■ What the exercise asks ■
Each line from the line with "Convert this chart to matplotlib code." to the line with "flank_halfwidth_nm = [0.007, 0.022, 0.042, 0.080]", inclusive, is to be repeated exactly; no other line and no picture belongs in the copy.

■ Data excerpts ■
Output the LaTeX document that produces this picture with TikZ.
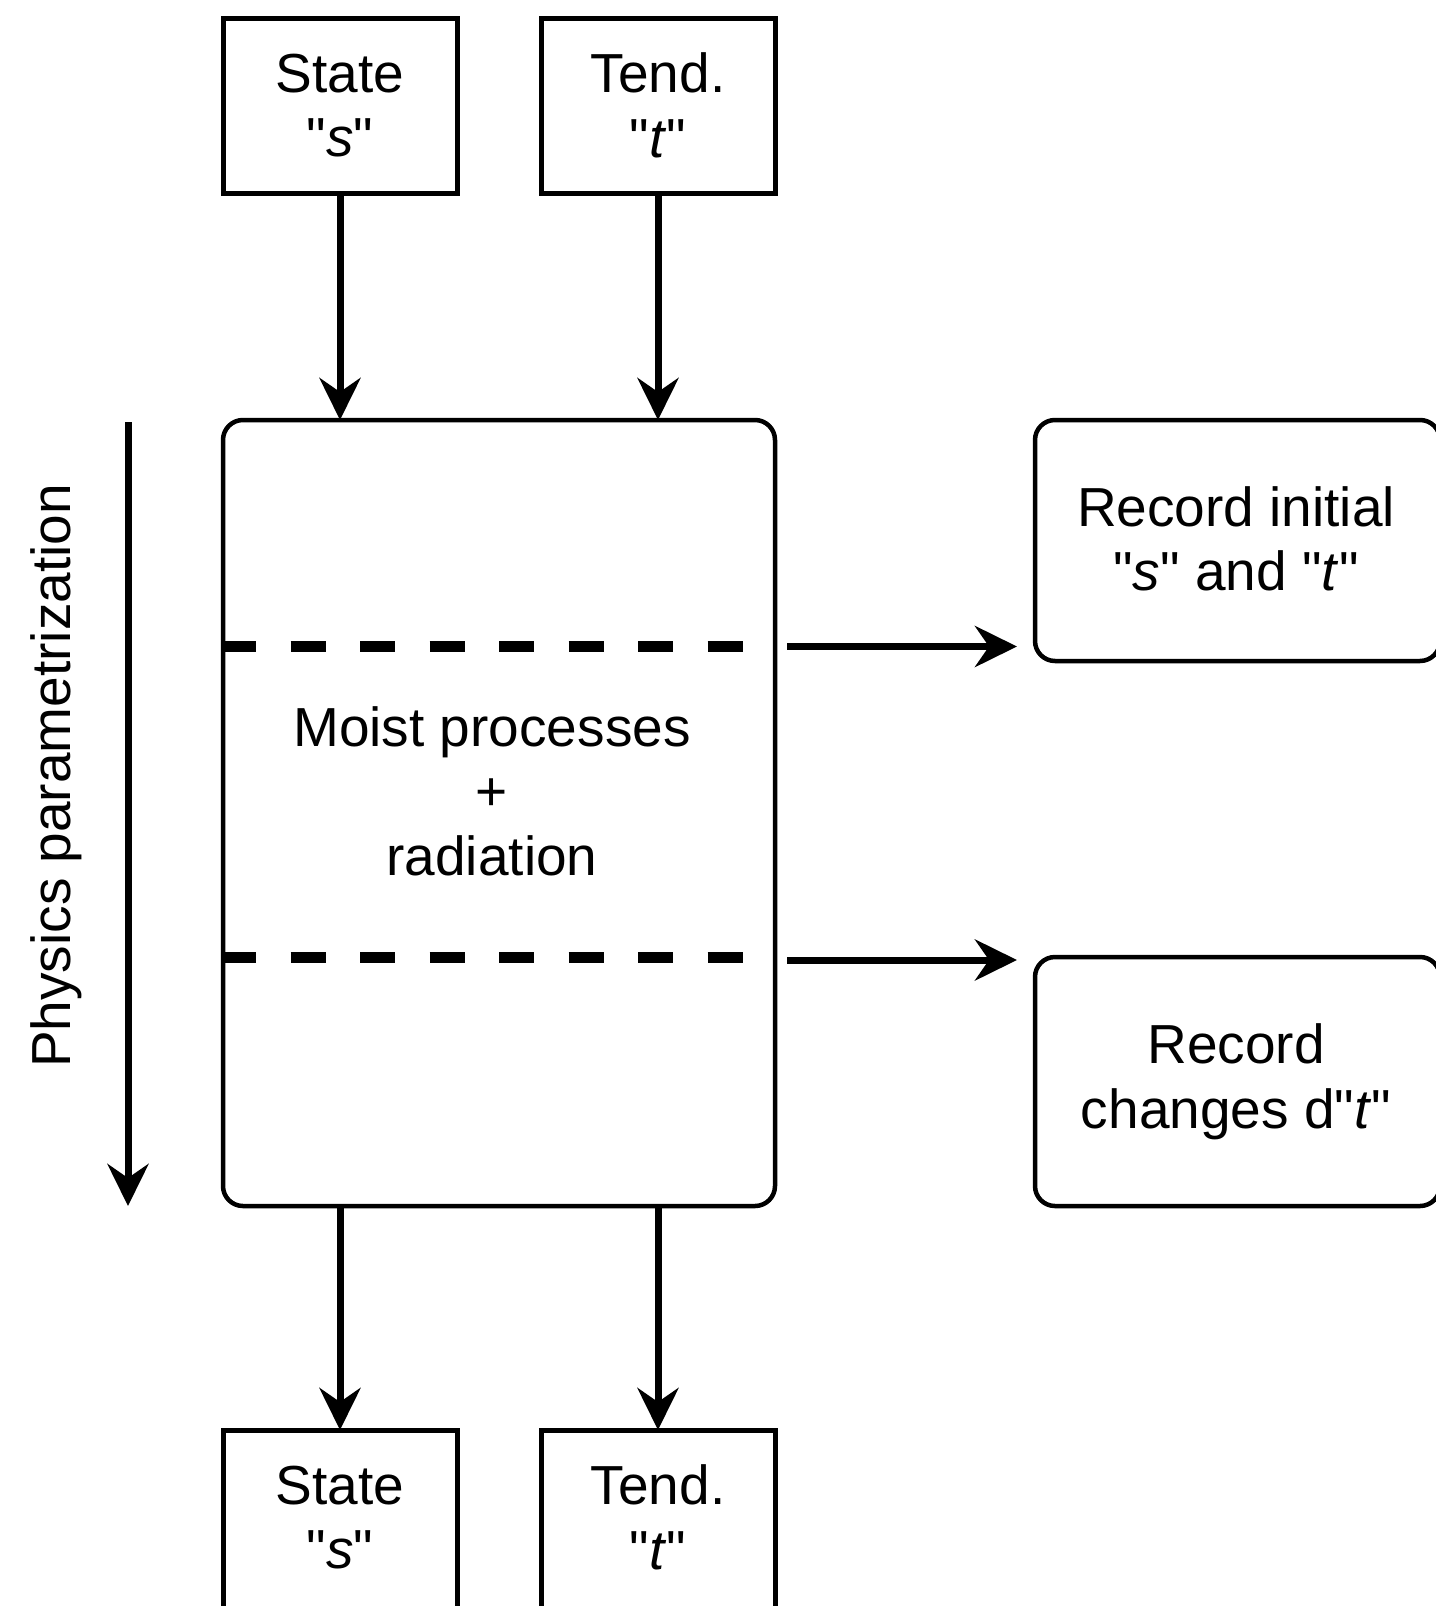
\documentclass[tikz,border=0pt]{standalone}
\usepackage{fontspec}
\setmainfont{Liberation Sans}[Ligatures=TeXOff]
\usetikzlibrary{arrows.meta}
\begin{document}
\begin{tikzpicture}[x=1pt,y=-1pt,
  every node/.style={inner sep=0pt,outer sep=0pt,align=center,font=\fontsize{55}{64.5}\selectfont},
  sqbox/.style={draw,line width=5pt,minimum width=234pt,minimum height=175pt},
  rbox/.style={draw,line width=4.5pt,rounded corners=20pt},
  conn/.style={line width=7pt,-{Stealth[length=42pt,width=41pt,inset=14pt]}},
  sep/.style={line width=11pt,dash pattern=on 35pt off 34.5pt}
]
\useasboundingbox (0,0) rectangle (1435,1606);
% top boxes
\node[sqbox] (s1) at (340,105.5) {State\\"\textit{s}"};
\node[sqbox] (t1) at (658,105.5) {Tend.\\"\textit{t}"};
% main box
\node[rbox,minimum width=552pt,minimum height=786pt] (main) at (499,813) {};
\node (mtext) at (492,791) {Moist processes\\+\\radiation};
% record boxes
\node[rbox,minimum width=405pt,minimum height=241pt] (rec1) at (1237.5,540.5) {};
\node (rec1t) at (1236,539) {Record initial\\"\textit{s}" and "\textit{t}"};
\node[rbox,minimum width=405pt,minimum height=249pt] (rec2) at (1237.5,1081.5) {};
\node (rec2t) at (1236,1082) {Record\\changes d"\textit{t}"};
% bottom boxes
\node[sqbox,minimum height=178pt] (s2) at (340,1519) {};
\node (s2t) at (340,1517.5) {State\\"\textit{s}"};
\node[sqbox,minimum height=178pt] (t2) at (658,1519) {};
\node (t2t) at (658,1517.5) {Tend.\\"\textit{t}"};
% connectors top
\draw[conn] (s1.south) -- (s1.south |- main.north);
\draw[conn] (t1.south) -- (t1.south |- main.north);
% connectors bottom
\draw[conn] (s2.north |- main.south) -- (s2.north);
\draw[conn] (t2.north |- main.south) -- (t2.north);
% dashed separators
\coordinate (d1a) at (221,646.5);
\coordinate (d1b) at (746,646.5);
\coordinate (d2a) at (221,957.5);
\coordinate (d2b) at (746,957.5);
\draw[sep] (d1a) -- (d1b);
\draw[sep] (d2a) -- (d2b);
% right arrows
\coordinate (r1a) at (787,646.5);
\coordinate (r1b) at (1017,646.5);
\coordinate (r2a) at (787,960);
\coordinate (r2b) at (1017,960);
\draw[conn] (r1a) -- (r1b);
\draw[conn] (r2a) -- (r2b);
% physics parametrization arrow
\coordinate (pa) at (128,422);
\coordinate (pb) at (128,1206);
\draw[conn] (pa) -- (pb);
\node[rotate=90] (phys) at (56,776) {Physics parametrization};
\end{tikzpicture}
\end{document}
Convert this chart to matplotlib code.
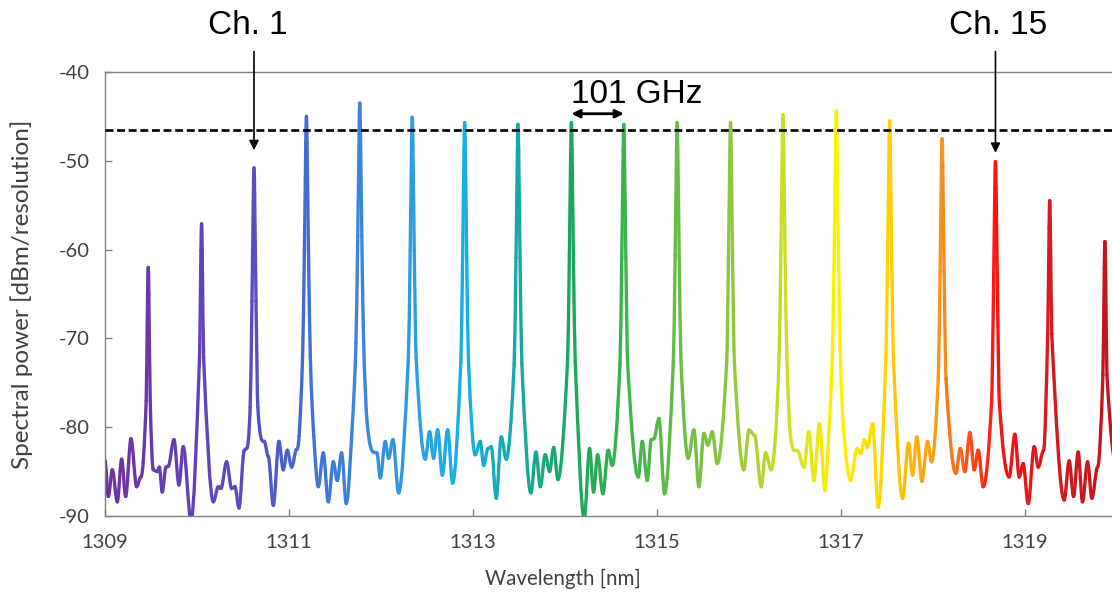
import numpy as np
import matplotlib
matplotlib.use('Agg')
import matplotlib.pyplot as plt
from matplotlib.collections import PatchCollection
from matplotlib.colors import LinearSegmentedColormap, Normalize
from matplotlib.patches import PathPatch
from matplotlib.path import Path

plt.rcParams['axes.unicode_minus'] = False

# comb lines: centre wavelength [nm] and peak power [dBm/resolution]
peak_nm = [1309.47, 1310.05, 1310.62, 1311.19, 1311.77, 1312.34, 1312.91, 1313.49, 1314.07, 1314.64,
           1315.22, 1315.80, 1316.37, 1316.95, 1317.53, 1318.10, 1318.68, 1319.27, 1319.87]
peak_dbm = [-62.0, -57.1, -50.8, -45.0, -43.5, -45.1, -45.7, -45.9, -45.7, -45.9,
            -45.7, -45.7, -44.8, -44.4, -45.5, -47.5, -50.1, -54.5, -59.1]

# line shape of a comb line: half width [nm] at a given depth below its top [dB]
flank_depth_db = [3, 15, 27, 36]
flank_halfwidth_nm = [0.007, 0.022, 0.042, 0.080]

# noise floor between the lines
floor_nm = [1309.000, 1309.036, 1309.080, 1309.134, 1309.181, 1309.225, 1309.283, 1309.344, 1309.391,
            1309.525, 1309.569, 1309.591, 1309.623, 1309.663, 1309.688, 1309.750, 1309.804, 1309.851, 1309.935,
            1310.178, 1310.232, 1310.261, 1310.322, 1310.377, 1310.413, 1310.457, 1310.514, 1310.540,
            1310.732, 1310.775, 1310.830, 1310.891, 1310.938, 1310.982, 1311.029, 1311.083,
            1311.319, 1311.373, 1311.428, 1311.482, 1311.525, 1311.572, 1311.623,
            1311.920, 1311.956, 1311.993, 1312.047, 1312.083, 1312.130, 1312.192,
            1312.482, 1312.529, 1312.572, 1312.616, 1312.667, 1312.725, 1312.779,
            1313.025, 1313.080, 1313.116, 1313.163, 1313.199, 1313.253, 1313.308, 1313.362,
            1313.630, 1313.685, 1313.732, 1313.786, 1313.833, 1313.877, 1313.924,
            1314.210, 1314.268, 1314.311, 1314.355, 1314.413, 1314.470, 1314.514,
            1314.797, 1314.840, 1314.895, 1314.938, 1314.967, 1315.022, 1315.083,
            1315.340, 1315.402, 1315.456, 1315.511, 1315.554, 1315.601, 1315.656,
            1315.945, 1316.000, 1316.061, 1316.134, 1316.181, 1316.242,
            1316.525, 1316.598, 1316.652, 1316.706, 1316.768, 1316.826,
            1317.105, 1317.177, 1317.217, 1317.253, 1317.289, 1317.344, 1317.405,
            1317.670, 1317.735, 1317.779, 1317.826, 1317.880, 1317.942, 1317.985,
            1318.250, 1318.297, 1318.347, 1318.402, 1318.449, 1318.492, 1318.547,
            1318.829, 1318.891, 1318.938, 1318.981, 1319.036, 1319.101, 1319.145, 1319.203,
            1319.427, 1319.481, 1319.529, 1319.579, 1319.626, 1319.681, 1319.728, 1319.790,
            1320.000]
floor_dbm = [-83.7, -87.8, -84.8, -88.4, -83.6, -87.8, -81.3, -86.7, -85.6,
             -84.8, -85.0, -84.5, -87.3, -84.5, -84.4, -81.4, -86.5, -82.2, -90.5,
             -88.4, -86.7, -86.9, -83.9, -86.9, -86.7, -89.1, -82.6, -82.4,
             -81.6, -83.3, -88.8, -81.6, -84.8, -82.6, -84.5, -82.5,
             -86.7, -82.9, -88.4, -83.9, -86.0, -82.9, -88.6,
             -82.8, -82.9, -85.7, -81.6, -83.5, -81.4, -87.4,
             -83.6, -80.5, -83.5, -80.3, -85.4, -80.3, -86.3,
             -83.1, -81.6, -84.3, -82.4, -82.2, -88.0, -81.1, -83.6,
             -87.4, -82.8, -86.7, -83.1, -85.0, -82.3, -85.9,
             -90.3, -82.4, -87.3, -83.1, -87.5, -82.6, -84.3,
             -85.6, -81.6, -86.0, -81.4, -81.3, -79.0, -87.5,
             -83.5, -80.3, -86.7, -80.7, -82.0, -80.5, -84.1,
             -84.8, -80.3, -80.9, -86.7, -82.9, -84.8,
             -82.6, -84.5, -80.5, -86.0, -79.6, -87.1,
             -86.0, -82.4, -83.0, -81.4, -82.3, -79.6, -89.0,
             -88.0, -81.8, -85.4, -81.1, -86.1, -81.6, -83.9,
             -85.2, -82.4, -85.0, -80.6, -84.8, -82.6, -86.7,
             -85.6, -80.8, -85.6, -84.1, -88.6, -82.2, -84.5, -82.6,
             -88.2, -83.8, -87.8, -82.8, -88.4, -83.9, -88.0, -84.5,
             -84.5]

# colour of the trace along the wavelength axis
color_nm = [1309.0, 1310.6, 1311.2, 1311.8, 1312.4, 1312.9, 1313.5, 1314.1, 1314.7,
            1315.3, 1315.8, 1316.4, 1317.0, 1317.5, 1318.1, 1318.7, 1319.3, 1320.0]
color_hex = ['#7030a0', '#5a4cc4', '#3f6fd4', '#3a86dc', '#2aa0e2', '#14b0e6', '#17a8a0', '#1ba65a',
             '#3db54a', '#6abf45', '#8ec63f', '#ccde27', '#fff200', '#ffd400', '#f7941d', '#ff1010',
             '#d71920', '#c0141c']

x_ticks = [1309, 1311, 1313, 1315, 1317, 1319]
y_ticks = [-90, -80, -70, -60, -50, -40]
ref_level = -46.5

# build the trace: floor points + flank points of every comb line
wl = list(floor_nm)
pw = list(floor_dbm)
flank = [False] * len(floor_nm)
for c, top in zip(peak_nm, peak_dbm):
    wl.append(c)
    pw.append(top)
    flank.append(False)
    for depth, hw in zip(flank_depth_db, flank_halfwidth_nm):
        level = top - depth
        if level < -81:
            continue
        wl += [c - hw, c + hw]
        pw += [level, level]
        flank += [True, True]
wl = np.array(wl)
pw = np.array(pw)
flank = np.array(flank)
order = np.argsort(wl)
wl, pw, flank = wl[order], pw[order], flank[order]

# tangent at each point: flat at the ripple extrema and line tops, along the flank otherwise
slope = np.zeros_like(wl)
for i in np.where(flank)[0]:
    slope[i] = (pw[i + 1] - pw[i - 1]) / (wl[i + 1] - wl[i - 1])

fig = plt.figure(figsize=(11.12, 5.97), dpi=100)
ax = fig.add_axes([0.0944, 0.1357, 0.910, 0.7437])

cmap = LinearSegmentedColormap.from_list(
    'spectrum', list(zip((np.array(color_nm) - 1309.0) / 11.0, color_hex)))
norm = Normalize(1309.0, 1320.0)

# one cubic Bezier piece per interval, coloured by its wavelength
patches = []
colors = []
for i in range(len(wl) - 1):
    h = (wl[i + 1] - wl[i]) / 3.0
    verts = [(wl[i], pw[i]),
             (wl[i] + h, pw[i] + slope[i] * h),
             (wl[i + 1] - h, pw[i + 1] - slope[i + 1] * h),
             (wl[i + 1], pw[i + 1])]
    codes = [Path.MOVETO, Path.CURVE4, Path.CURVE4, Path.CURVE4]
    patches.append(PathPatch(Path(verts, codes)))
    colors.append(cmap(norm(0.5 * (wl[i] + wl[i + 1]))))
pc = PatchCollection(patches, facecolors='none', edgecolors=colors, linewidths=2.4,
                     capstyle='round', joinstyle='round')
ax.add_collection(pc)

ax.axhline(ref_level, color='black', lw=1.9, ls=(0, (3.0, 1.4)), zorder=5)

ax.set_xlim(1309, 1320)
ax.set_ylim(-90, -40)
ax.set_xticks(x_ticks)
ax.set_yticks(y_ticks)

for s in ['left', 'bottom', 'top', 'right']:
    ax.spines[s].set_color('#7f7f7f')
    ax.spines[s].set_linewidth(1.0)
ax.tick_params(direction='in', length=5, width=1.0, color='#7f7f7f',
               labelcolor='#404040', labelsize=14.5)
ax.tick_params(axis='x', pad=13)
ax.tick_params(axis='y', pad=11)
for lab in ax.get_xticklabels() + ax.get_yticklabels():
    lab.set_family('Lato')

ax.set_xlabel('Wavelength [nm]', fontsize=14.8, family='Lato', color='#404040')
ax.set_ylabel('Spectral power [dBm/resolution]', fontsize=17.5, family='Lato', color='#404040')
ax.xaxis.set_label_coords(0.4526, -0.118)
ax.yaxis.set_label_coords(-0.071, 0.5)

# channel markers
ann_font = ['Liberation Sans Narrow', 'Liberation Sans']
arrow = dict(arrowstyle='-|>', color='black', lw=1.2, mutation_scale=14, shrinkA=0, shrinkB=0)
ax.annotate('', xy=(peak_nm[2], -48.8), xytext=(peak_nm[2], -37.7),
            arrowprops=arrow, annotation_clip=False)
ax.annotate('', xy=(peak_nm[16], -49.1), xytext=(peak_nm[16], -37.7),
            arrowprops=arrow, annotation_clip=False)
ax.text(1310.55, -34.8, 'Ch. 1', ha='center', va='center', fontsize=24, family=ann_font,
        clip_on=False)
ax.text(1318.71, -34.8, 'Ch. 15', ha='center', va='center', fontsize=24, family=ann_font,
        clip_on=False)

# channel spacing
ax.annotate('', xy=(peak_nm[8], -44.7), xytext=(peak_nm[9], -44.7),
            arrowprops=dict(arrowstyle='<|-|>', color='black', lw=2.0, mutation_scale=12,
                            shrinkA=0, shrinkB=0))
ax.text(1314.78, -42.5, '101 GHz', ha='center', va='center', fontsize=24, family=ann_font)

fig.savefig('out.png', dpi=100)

■ Solution to this task ■
Convert this chart to matplotlib code.
import numpy as np
import matplotlib
matplotlib.use('Agg')
import matplotlib.pyplot as plt
from matplotlib.collections import PatchCollection
from matplotlib.colors import LinearSegmentedColormap, Normalize
from matplotlib.patches import PathPatch
from matplotlib.path import Path

plt.rcParams['axes.unicode_minus'] = False

# comb lines: centre wavelength [nm] and peak power [dBm/resolution]
peak_nm = [1309.47, 1310.05, 1310.62, 1311.19, 1311.77, 1312.34, 1312.91, 1313.49, 1314.07, 1314.64,
           1315.22, 1315.80, 1316.37, 1316.95, 1317.53, 1318.10, 1318.68, 1319.27, 1319.87]
peak_dbm = [-62.0, -57.1, -50.8, -45.0, -43.5, -45.1, -45.7, -45.9, -45.7, -45.9,
            -45.7, -45.7, -44.8, -44.4, -45.5, -47.5, -50.1, -54.5, -59.1]

# line shape of a comb line: half width [nm] at a given depth below its top [dB]
flank_depth_db = [3, 15, 27, 36]
flank_halfwidth_nm = [0.007, 0.022, 0.042, 0.080]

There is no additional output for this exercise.